▶ **Task details**: The lines from the top of the material below through the line containing "global Chart */" are to be printed exactly, with pictures omitted.

▶ **Entries with chart source code**:

____

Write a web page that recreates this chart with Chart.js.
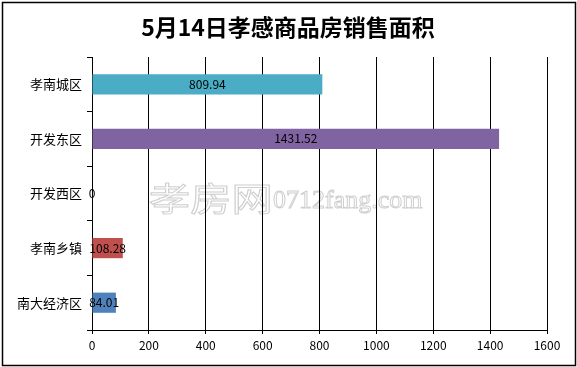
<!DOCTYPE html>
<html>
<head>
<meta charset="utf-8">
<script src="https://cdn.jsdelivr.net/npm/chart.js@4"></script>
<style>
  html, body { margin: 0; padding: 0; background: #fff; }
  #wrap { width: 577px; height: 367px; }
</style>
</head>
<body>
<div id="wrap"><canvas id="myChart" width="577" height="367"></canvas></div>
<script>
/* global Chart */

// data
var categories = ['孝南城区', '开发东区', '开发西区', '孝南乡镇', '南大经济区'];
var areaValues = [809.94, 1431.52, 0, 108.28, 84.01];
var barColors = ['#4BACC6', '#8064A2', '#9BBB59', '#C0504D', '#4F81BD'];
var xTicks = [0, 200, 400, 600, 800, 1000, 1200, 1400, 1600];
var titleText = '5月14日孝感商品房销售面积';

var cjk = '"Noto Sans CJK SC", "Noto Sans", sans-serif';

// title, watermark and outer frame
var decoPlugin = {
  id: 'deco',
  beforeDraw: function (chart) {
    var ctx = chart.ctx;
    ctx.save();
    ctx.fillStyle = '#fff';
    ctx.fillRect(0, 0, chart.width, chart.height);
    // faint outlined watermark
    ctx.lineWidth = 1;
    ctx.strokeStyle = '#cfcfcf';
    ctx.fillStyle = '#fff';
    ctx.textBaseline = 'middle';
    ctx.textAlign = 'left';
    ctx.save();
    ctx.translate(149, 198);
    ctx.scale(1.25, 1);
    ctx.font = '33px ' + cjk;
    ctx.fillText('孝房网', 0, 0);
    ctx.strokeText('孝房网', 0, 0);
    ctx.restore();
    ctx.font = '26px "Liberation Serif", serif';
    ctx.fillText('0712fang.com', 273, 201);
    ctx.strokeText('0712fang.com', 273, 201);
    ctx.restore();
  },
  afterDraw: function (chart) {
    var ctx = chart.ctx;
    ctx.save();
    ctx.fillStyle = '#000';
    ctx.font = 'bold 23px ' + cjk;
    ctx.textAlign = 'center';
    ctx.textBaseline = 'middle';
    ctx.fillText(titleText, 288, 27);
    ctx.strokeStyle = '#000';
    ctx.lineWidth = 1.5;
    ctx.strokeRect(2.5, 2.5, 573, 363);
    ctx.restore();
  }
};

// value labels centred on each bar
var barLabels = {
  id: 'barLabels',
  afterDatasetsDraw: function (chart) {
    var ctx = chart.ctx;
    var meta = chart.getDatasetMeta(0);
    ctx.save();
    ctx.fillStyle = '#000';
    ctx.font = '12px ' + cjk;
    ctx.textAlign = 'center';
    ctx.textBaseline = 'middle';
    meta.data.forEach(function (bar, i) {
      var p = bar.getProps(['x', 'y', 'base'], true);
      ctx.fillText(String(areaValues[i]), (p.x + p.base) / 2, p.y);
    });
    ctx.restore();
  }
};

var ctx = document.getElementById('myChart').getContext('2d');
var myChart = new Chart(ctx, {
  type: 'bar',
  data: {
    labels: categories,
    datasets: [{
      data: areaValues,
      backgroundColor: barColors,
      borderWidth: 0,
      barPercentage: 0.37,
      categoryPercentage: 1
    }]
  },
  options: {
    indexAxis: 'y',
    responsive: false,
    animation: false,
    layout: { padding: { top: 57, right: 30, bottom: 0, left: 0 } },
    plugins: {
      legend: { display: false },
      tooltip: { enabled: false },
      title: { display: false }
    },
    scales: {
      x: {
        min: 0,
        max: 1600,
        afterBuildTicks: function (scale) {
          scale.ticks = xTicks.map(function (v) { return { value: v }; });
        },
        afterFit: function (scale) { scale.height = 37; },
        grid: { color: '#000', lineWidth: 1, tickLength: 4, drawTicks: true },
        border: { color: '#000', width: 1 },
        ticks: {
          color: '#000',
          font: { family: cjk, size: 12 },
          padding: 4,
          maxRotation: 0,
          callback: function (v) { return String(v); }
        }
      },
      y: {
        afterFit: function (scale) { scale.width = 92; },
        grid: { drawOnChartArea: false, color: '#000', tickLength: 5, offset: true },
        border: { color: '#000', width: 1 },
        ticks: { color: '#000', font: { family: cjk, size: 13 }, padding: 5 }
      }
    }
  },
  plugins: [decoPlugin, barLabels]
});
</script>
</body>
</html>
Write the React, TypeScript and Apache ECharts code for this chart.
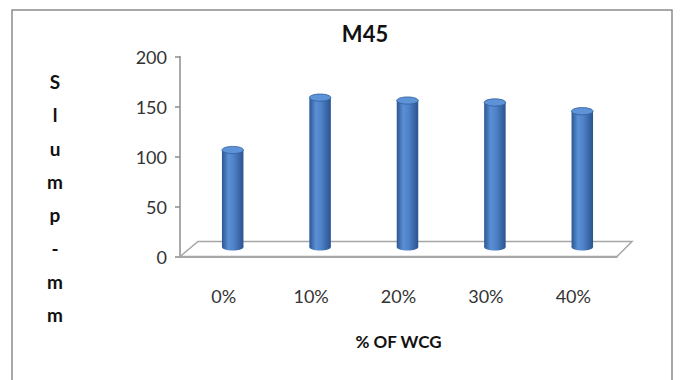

____

▶ **Response below**:
Write a web page that recreates this chart with Chart.js.
<!DOCTYPE html>
<html>
<head>
<meta charset="utf-8">
<script src="https://cdn.jsdelivr.net/npm/chart.js@4"></script>
<style>
  html, body { margin: 0; padding: 0; background: #fff; }
  #wrap { width: 577px; height: 367px; }
</style>
</head>
<body>
<div id="wrap"><canvas id="myChart" width="577" height="367"></canvas></div>
<script>
/* global Chart */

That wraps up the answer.